Aku malah curiga terhadap alasan-alasan kalau itu diperkaitkan dengan "kasus" seperti Malaysia... kecurigaanku: ini adalah upaya penciptaan perangkap untuk semakin "memandulkan" dan "membodohkan" manusia di dalam negara ini (karena undang-undang pasti hanya berlaku dalam negara ini). Akibatnya? Manusia-manusia kritis dan kreatif akan semakin "ogah" ada di Indonesia, kecuali menjadi bagian dari mesin dan usaha-usaha kapitalisasi kebudayaan!

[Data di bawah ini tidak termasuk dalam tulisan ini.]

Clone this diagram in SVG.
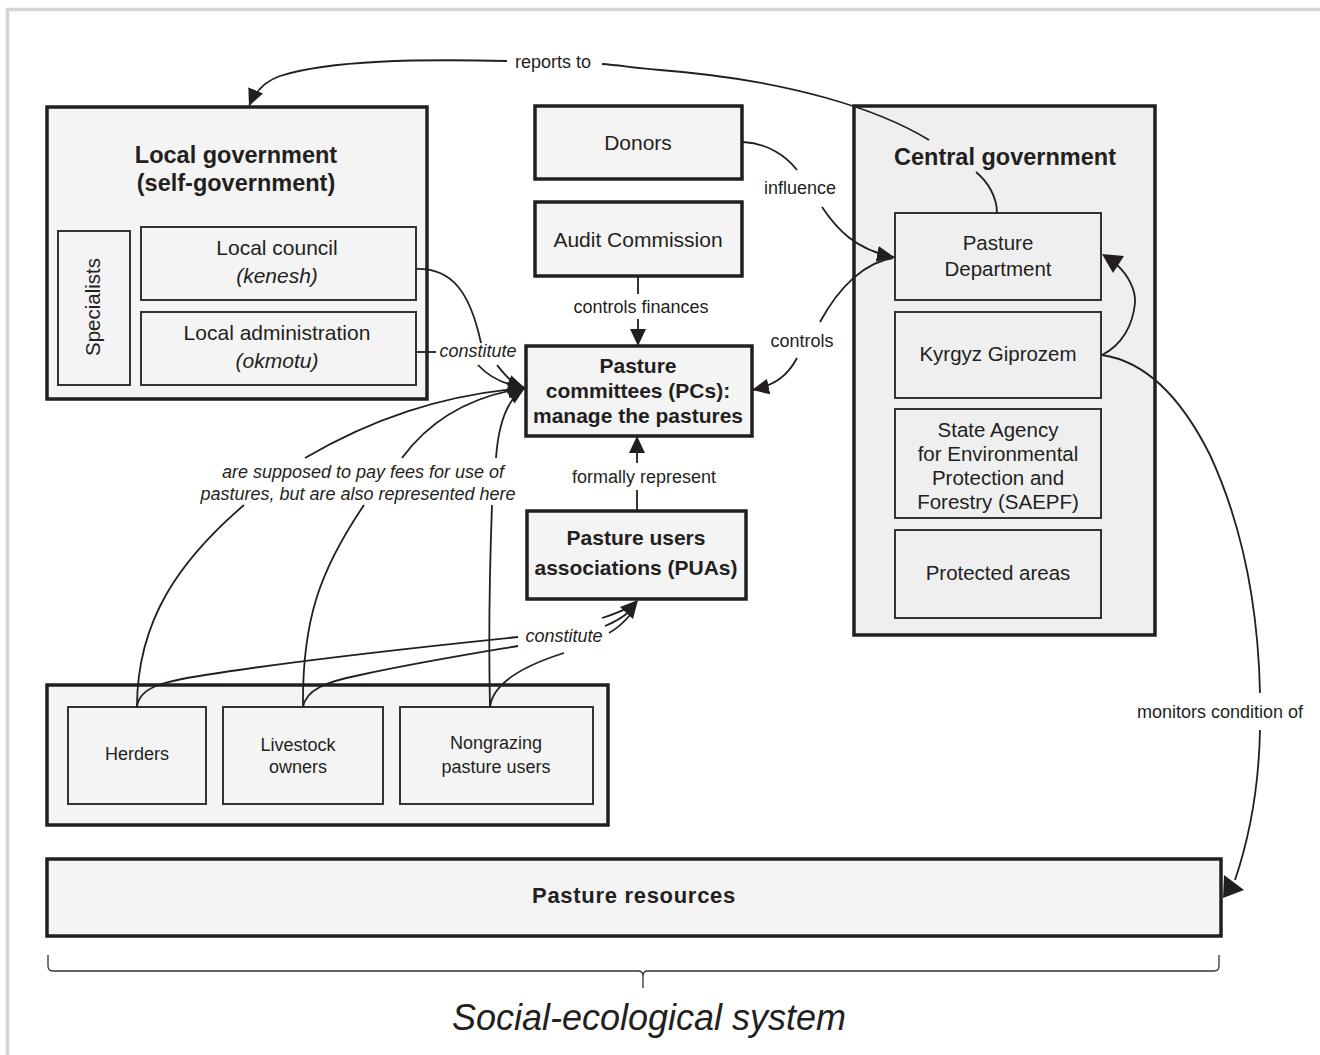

(Naif dulu ya gak apa2...)
Waru : Alasan soal Malaysia itu, kalau aku nggak salah, adalah alasan yang dipakai kenapa RUU Kebud ini ingin diadakan. Itu bodoh, tentu, tapi masih termakan banyak orang. Beberapa kali ngobrol dengan beberapa kawan, begitu juga komentar yang keluar.
Dadap : Aku dah ngobrol singkat (sangat singkat) dg kawan anggota DPRRI... komentarnya? Kebudayaan koq diatur pakai undang-undang.... Begitupun beberapa kawan "budayawan akar rumput" di Yogya dan Kediri.
Waru : RUU Kebudayaan: serius, kalau dibaca line by line, semuanya terasa positifkan? Seperti nggak ada apa-apanya... blablabla yang begitu sering kita dengar dalam pidato-pidato birokrat. Ini yang buat aku berbahaya, bikin kita "terlena" bahwa ini hanya blablabla. Jadi bisa saja segera lolos.
Dadap : RUU Kebudayaan: serius. Ya, aku sepakat kalau inisiasi RUU Kebudayaan serius. Serius untuk disikapi! Serius sebagai "wacana" untuk proses kaji dan pembelajaran bersama, karena selama ini tidak ada keseriusan orang mengkaji kebudayaan. Pada posisi ini aku sepakat, kalau itu serius dan sangat serius. Tetapi aku TIDAK PADA POSISI BERSEPAKAT MENJADIKANNYA SEBAGAI UNDANG-UNDANG KEBUDAYAAN!
Bagi saya dan dalam pemahaman saya, KEBUDAYAAN ADALAH RUH DAN DASAR KEDAULATAN. KEDAULATAN MANUSIA DAN KEDAULATAN RAKYAT. KEBUDAYAAN ADALAH RUH DAN DASAR DINAMIKA DAN PROGRESIFITAS. Kalau kebudayaan dikerangkeng dengan pengaturan-pengaturan, maka ia akan menghentikan dan menutup ruang semua gerak maju. Kalau ada satu-dua atau lebih orang di negeri ini bersedia mati berdiri dalam kerangkeng (pengaturan) kebudayaan, maka saya tidak akan ikut-ikut.
Dalam hal demikian, saya berharap dapat terlibat dalam kancah yang sudah ada dengan satu pegangan: "Manusia Indonesia adalah Manusia Merdeka! Rakyat Indonesia adalah Rakyat Merdeka! Bangsa (=Wangsa) Indonesia adalah Bangsa (=Wangsa) Merdeka! Semuanya di seluruh jajaran pulau-pulau dari Sabang sampai Merauke, dari Miyangas sampai Rotte. Semuanya yang ada di wilayah Indonesia maupun di perantauan (luar negeri).
Waru : Tenang, kawan... aku sendiri setuju dengan yang kau tulis di atas. Jadikan ini tempat belajar.... dan....jadi momen merapatkan barisan.